Each year, the Office of Information and Regulatory Affairs (OIRA) reports to Congress on the costs and benefit of federal regulations.
As we did last year, Policy Integrity again offered comments on OIRA’s draft report, including a suggestion to expand a discussion of the steps that agencies and OIRA have taken in the past year to implement the recommendations in the last report.
Our memo also suggest that OIRA conduct aggregate distributional analysis of regulation in order to determine who bears the burdens and who enjoys the benefits of regulation.
The office should also facilitate retrospective analysis that would compare predicted costs and benefits with reality to see where commonly used assumptions are correct and where they might be wrong. One potential example where retrospective analysis could help is by reducing the overestimation of the time and effort it takes busineses to adapt to new rules.

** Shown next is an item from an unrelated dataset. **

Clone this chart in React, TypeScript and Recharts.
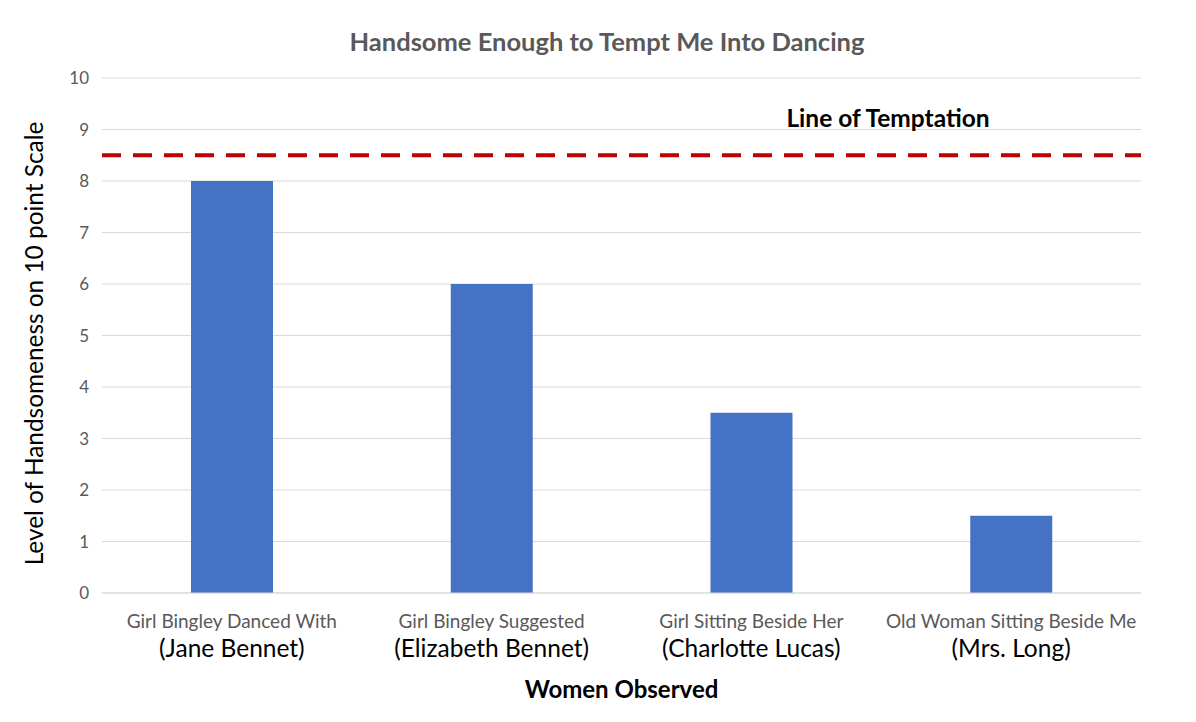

Policy Integrity also suggested that OIRA review the petitions for rulemakings submitted to the agencies. Doing so would highlight important areas of over or under regulation and allow OIRA to opportunity to suggest potential new rules to agencies. This formal mechanism can help overcome agency inertia that can hamper proactive identification of necessary protections.
And finally, it would make sense for OIRA to identify the inconsistencies between how different agencies treat core regulatory questions so that assumptions used are standardized across agencies.
We look forward to seeing OIRA’s responses to our suggestions when their final report is released early next year.